7. How do you think you affect the people surrounding you?
Literally, I affect the people around me by interacting with them. I think I am often more cognizant of the effect I have on others than many people are; while I don't think that makes me more responsible for my effects, I suppose it means that I'm definitionally more manipulative; I've just never through manipulation, when honest and open about it, is bad.
I think how much I affect people is generally proportional to how much they care about me. As far as I know, I've never ruined the life of anyone who didn't care about me.
The general process that I notice is that I start off with people in a slightly negative way that builds to a moderate to high positive, and then crashes into some sort of big ugly negative. The biggest variance occurs in the aftereffects of that. In a very few cases, it stayed at that negative point and never raised. In one or two, the cycle occured a second time. In most, however, there eventually forms either a more stable slightly positive effect or an overall seperation.

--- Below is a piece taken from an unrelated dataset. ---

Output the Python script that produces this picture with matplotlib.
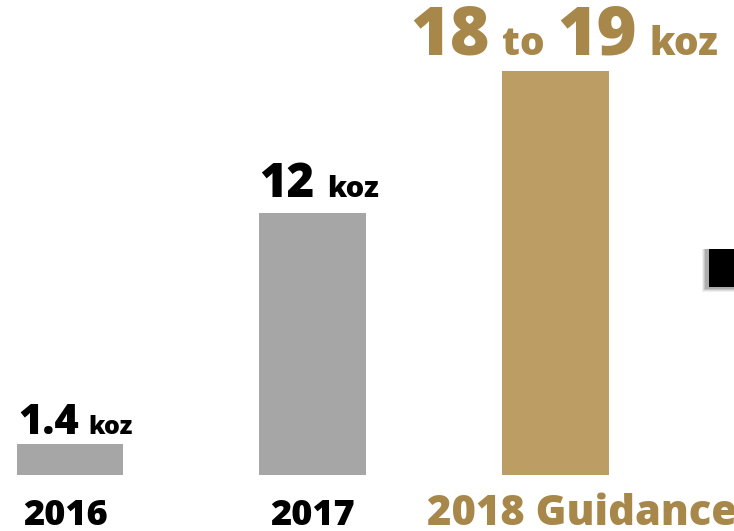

But that was all in terms of magnitude. In terms of type of affects... I think I often make people feel cared about. I think that's usually followed by making people feel that I've stopped caring. I often make people think about things they wouldn't otherwise think about. I'm usually frustrating, occassionally infuriating. Based on testimonials, I seem to occassionally increase people's desires for and tendencies toward blunt honesty.